Tuesday, 20 January 2015

Tuesday.


Been a busy day. Had to drive across to our furniture restorer with a long case clock , the case of which (largely because of modern central heating ) has been drying out so badly, that it has become a major job. I like to think I can do anything to the insides of an ancient clock, that needs doing, but a clock case needing major work is a job for a joiner. Melvin lives near Newmarket - we hadn't seen him for some years. He hasn't changed a lot though, apart from greying a good deal at the edges, and that of course can happen to the best of us. Chatted for a while then drove on to Cambridge. Took the above photo of a small church in a field at the edge of Cambridge. It looks sweet, but is, in fact, the old leper Chapel, and dates from late Norman days.
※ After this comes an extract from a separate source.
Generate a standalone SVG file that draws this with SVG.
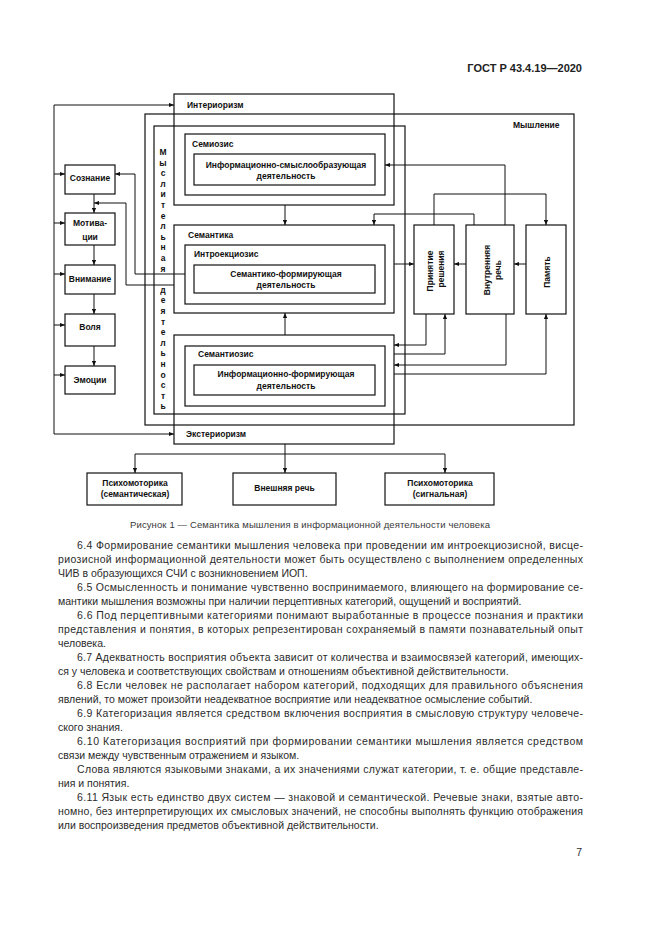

Went to the only shop I know of in East Anglia which sells brass and iron rod and sheet in different sizes and thicknesses. Just before I left I said to the efficient type who was serving me "It's a long shot but do you have any piercing saw blades ?" and to my utter surprise he said he thought they did through in the main shop. Went through and they did, in the sizes I needed ! I then found they also sold silver solder rods and flux, and buffing wheel mops and brushes.  Most of these things, over the last few years, I've had to 'phone jewellery suppliers all over the country to obtain!  Then found a vacant parking place (it's been that sort of day) near the Fitzwilliam museum, where we had a light lunch, and popped in to see an old friend, David, who keeps an antique shop right opposite the Fitzwilliam, and is always worth a visit.


Motored home, and took above snap of the cottage above, it's the last house coming out of Lavenham. The trees to the left of the photo stand on a small hill which is claimed by the locals as the highest point in Suffolk (as do two other places - all of them claim to be just over 300 feet above sea level).


The above building is, or was, Monks Eleigh Guild Hall. It's as well to remember that, in Suffolk, the place you are in may look like  a small village now, but was probably (before the black death hit us in 1349/1350) quite an important market town. I have known elderly gentlemen to become markedly narked (I should perhaps have expressed that as 'highly indignant') at hearing their main  shopping street described as 'the village street'. "This is not a village " they reply, "It is a market town"; and in the case of Highdale "It was once the capital of the kingdom of East Anglia". It doesn't matter a bit to said elderly gentlemen that this was a thousand years or so ago, it is still not a village street you are occupying! so tread warily when you describe the place.

9 comments:

Z said...

How splendid to be able to stock up. Aren't old fashioned shops marvellous?

Lori Skoog said...

Love that sweet little church!

Mike and Ann said...

Hello Zoe. It's good to be able to find that sort of place, and I'm a great believer in bagging a thing when it's by.

Mike and Ann said...

Hello Lori; yes, it's a lovely little Norman church. I believe there's a service still held there annually; but, other than that, it's not much used - I think the 'leper' connexion puts people off a bit, even now.

Liz said...

That sounds like a busy and productive day with the added bonus of driving through some of Suffolk's many nice bits.

Crowbard said...

Possibly the oldest surviving building in Cambridge, the Leper Chapel was known as the Chapel of St. Mary Magdalene and was at the centre of the Stourbridge Fair, the largest medieval fair in Europe. In its recent history, the chapel was owned and maintained by the organisation called 'Cambridge Past, Present and Future'.

Mike and Ann said...

Hello Crowbard. It is generally accepted that St. Bene't's Church in Cambridge is the oldest building in Cambridge and probably the oldest Church in Cambridgeshire. St. Bene't's is an abbreviation of Saint Benedict's (hence the unusual double apostrophe). The tower was built circa 1000 to 1050 A.D.

Mike and Ann said...

Dear Crowbard. It is generally accepted that Saint Bene't's Anglo Saxon Church is the oldest Church/building in Cambridge (and probably the oldest Church in Cambridgeshire). St. Bene't is an abbreviation of St. Benedicts's, hence the double comma in St. Bene't's. The tower was built between 1000 and 1050 A.D.

Crowbard said...

I believe the Normans had already abbreviated St. Benedict to St. Beneit, it was but a short contraction for the English voice to elide the word to Benet and for the honest English hand to remark this elision with an apostrophe. Apostrophe comes ultimately from Greek ἡ ἀπόστροφος [προσῳδία] (hē apóstrophos [prosōidía], "[the 'turning away', or elision mark]".